It's been a minute, but consider this my official welcome back into the blogesphere and what I am doing next.
As some of you know I moved to NYC about 7 months ago ready to start my new job, and legit press on the blogging pedal with full force. However, that's not quite how things worked out.
When I moved I moved into my sister Kennady's apartment with the hopes of finding my own within a month so that Ben (husband) could come out and meet me there, and we wouldn't have to spend that much time apart. Well one month turned into two and things just kept happening and long story short he came about 3 months later. Fast forward and he is here.
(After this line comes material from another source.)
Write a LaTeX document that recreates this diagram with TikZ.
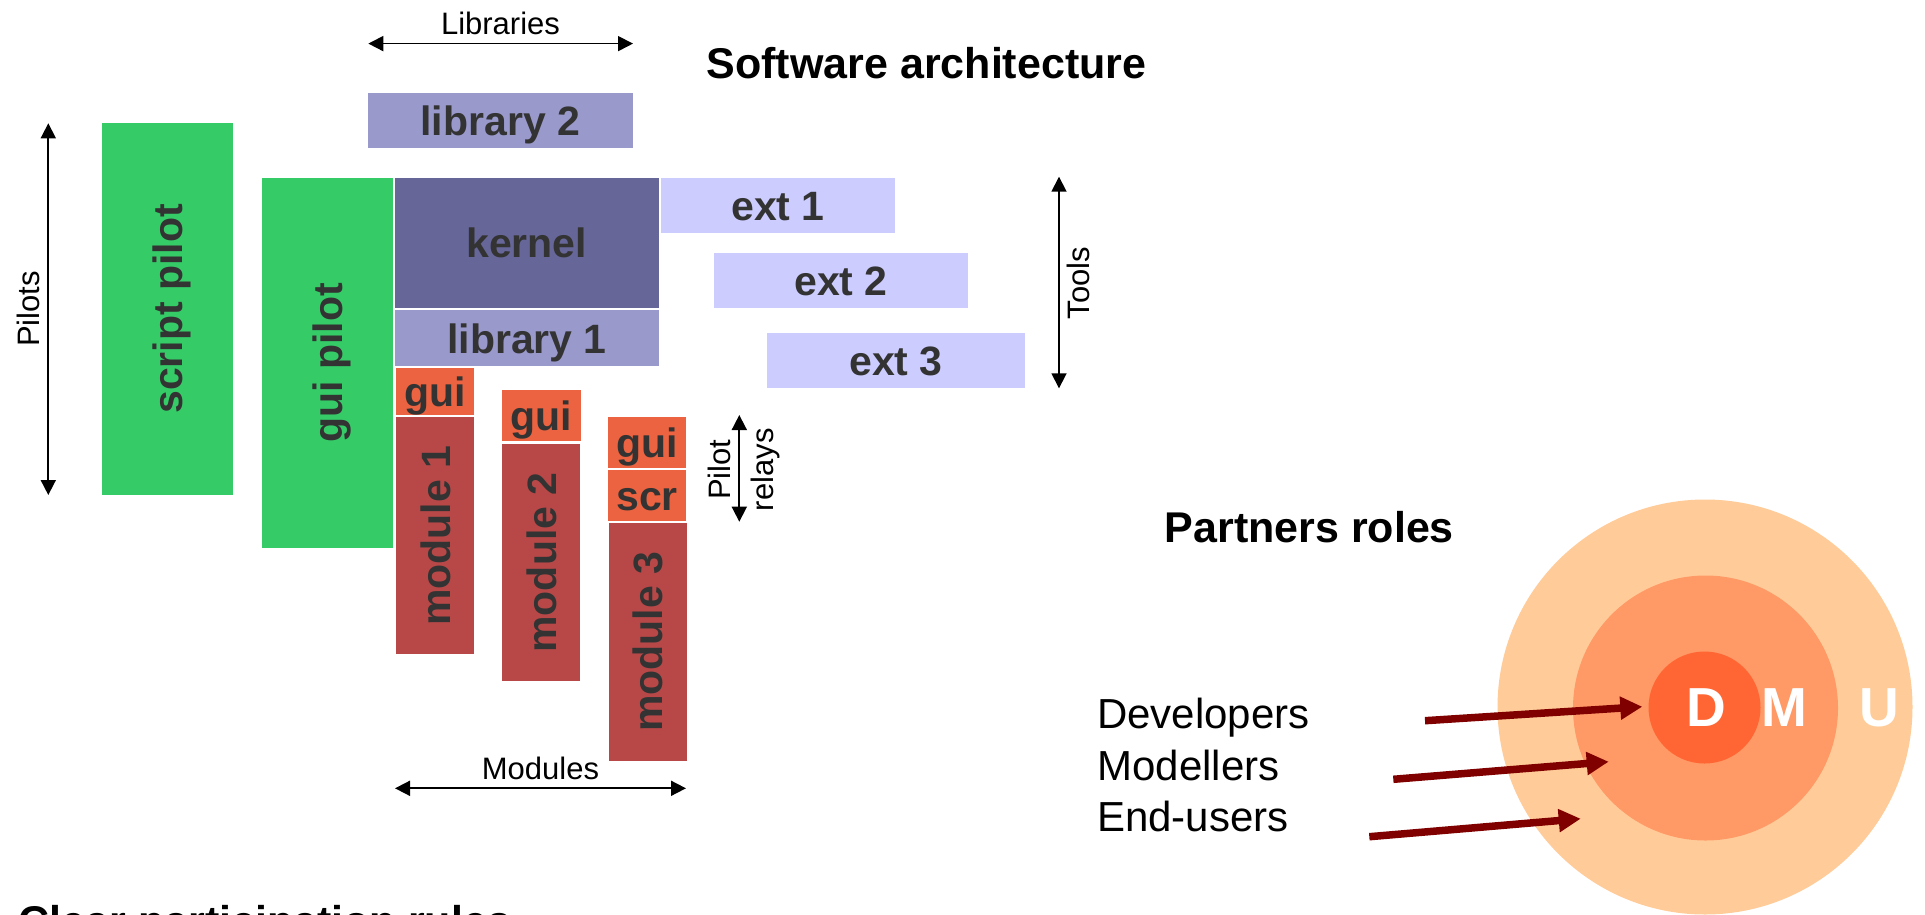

Long story short I had a gap in blogging and Instagramming during this time and I really kind of lost myself. I felt that I had to work ten times harder to try to be someone I am not, and compete with girls who have done this for years. Now don't get me wrong...I think a little competition is always a good thing, but I started comparing every little inch of who I was to someone else. When I started my blog/Instagram I really wanted to be someone who people felt was real, open, and honest about struggles. Someone people could relate to. In the beginning of my blog I really felt like I did a great job at that...I told people my honest thought of beauty products, my struggle with hair loss and auto-immune disease and then I fell into the trap and became another girl who posts pictures of herself with witty captions that has no substance to what I was saying. I was so frustrated as to why I wasn't growing I mean I was doing what everyone else did why wasn't I seeing success. Well ding ding ding. It wasn't until my mom and hubs were saying you weren't supposed to do what everyone else does. Wow. That hit me like a ton of bricks. You're right I was meant to talk about beauty and help people feel the most beautiful they possibly could, and not feel like they virtually hated me for being in a new country every day and posting unrealistic photoshopped pictures of themselves in expensive clothes that to be honest they probably wear with the tags on and return after.. (i work retail 😉 )
Now I would never not support a woman in her endeavors or what was making her happy, and what she was doing as a career. I think a lot of the things bloggers and influencers do are amazing, I also think a lot of it isn't but that doesn't mean I will be any less supportive. I simply was not happy with that life and trying to keep up. I felt like I was using a platform and being so vacant and thoughtless as I was posting. It became almost a drag to post and figure out what to do.
So with that being said....here is to the re-launch of Madzzy a beauty encyclopedia coming with podcasts interviews, reviews, raw honest things that I have struggled with, and at the end of the day being 100% real.
Thanks for reading my rant. I am so excited. Let's do this.